Le jour où le suffrage universel serait véritablement introduit au Ruanda-Urundi chez un peuple conscient de ses droits, il n’y aurait en effet plus un Mututsi élu dans les Conseils indigènes, plus un Mututsi supporté comme Chef ou Sous-chef, ni plus un gros éleveur toléré sur les collines. Ce n’est évidemment pas cela que le Mwami Mutara souhaite.

Un autre argument du Mwami était qu’une représentation séparée des Bahutu constituerait une politique de ségrégation d’un peuple.

Affirmation ridicule. Le peuple belge est-II soumis à ségrégation parce qu’il y a quatre partis au Parlement, le P.S.C. parce qu’il a une aile flamande et une aile wallonne, la Société SOMUKI parce que son Directeur Général siège dans la catégorie des Associations patronales et un de ses agents dans celle des Associations professionnelles d’employés?

En réalité, par cette déclaration le Mwami Mutara a révélé sa mentalité antidémocratique. Il tient pour le parti unique, celui des Batutsi, qui doit continuer à dominer les deux autres groupes autochtones. Il a très bien senti qu’une représentation distincte des Bahutu serait la première fissure dans la domination monolithique mututsi, et c’est celle-là qu’il entend sauvegarder à tout prix.

Il est lamentable qu’il ne se soit pas trouvé au Conseil un seul homme assez sincère et courageux pour lui riposter, et que les arguments les plus pertinents que j’étais seul à avancer, tombaient tout droit dans le vide.

A un siècle de distance, la position des membres du Conseil ressemble étrangement à la position réactionnaire des patrons du XIXe siècle, essayant d’étouffer la naissance d’un parti ouvrier et des premiers syndicats.

Les grimaces épouvantées de certains membres, suite à ma proposition, sont le plus éloquent des aveux. Cela pourrait devenir un peu trop sérieux, pensaient-ils.

L’opposition d’intérêts entre les collectivités mututsi et muhutu que vous avez vous-même reconnue et appelée « le problème social le plus aigu du Territoire », et qui en est le drame humain le plus poignant, restera donc officiellement ignorée de nos institutions, et sans moyen organique de défense.

C’est là une position tellement peu sincère et tellement injuste que je ne puis en conscience m’y compromettre de quelque manière. En conséquence je me trouve au regret de vous prier d’accepter ma démission de membre du Conseil de Vice-Gouvernement Général du Ruanda-Urundi.

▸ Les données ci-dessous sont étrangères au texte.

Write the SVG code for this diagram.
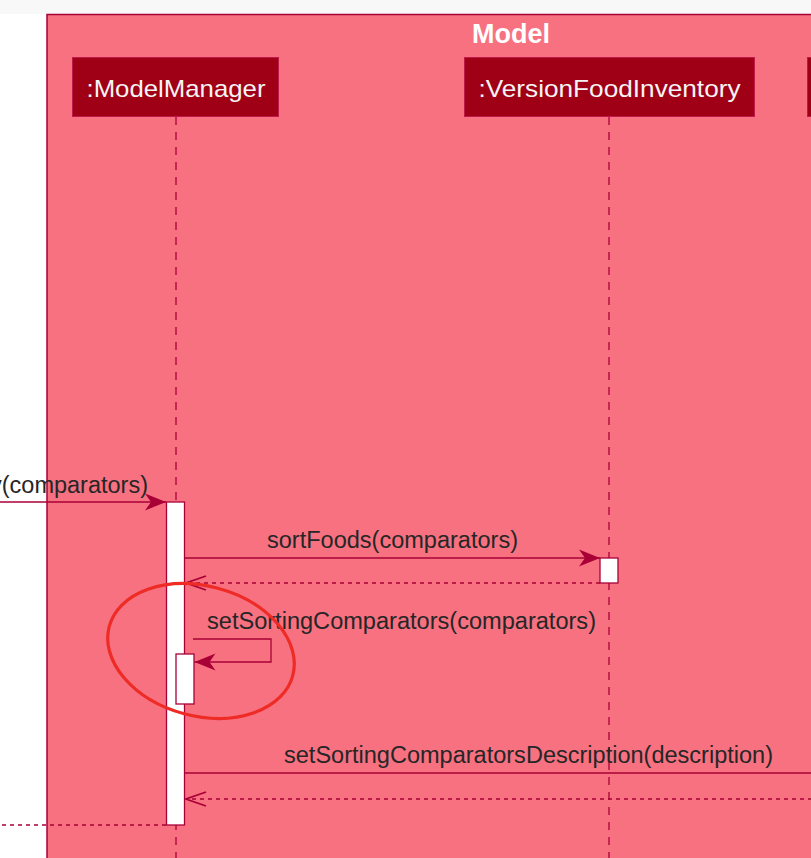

Veuillez agréer, Monsieur le Vice-Gouverneur Général, l’assurance de ma haute considération.

Le Président  A. Maus.

Lettre de M. A. Munyangaju

Le 7 mai 1956, M. Aloys Munyangaju, leader hutu, adresse à M. Maus une lettre de félicitation pour la position que ce dernier a prise au Conseil de Gouvernement Général en faveur de l’admission des Hutu:

Monsieur,

Au nom de mes compatriotes je suis heureux de vous envoyer ce message de félicitations pour l’attitude que vous venez de prendre à l’égard du Conseil du Vice-Gouvernement du Ruanda-Urundi.

Votre démission ouvre des horizons nouveaux et les Bahutu du Ruanda vous restent reconnaissants pour le désir que vous avez de rehausser leur prestige dans les assemblées.

Veuillez croire, Monsieur le Président, en l’assurance de notre entière sympathie. A. Muhutu.

Un Abbé rwandais parle.

Le 21 juillet 1956, l’hebdomadaire « Presse Africaine » de Bukavu publiait une interview d’un prêtre rwandais. Cette interview se prolongea dans les numéros des 28 juillet et 3 août. Nous en publions certains extraits.

L’abbé parle : « … Vous ne pouvez rien pour nous, même vous, les Européens. Vous aussi, vous êtes à la merci du Mwami. Regardez le Frère Segondien. Il a fondé Astrida. Il voulait notre bien, nous l’adorions. Mais la politique qu’il préconisait allait à l’encontre de celle du Mwami. Il a été renvoyé en Belgique. Si, si, et je pourrais vous citer encore le Père Henri, et des agents territoriaux, et même des administrateurs.

D’ailleurs il nous le dit lui-même, le Mwami, vous ne pouvez rien pour nous.

— Enfin, dis-je, je ne connais pas ce cas du Père Henri, ni celui des agents territoriaux dont vous parlez, mais il me semble que le Frère Segondien fut renvoyé en Belgique pour désaccord grave avec ses supérieurs blancs ?

— Pas du tout, c’est le Mwami qui a obligé les Pères Blancs à le chasser.

— Je n’en crois rien. Et d’abord quel Mwami ?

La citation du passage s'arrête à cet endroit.